Exactly the lines from the first line of the records to the line holding "from bokeh.resources import INLINE" should be duplicated, and nothing more; pictures stay out.

--- Begin Records to process ---

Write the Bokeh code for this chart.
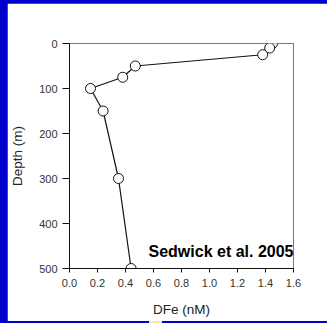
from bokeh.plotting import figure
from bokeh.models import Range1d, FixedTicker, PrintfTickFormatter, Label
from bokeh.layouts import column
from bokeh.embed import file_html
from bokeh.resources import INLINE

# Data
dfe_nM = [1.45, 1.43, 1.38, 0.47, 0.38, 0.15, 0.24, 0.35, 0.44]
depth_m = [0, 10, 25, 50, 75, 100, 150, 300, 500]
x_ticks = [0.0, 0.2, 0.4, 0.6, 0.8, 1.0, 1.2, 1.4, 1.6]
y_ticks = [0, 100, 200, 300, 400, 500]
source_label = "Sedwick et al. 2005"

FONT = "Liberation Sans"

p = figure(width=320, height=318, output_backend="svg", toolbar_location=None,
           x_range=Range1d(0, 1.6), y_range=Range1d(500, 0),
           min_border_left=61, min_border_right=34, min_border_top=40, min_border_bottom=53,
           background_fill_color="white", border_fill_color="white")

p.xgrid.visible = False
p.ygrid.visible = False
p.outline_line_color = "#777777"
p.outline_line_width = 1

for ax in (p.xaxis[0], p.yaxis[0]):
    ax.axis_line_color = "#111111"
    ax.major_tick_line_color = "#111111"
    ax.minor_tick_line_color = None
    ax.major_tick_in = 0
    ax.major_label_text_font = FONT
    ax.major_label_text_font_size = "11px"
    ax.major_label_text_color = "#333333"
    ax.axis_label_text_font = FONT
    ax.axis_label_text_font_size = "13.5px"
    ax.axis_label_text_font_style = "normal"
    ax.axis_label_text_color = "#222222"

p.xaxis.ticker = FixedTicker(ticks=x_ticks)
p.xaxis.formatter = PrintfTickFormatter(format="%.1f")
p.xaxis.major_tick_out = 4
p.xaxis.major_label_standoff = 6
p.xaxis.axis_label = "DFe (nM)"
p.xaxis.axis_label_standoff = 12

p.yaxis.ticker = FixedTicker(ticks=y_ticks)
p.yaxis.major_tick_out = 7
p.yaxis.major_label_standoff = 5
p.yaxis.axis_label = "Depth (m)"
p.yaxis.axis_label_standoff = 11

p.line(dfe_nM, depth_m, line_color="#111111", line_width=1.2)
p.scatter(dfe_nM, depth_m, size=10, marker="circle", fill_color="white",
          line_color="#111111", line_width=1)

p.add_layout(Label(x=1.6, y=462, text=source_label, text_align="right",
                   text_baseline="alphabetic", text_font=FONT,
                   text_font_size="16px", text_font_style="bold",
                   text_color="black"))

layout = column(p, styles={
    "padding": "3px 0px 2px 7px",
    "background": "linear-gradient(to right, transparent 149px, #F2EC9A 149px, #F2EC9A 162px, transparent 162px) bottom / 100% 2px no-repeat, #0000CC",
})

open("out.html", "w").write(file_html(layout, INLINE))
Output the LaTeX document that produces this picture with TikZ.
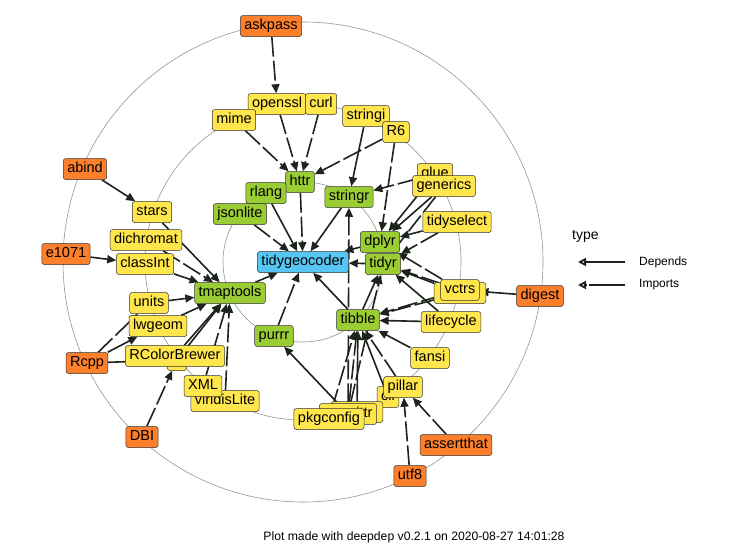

--- End Records to process ---

Expected answer
Write the Bokeh code for this chart.
from bokeh.plotting import figure
from bokeh.models import Range1d, FixedTicker, PrintfTickFormatter, Label
from bokeh.layouts import column
from bokeh.embed import file_html
from bokeh.resources import INLINE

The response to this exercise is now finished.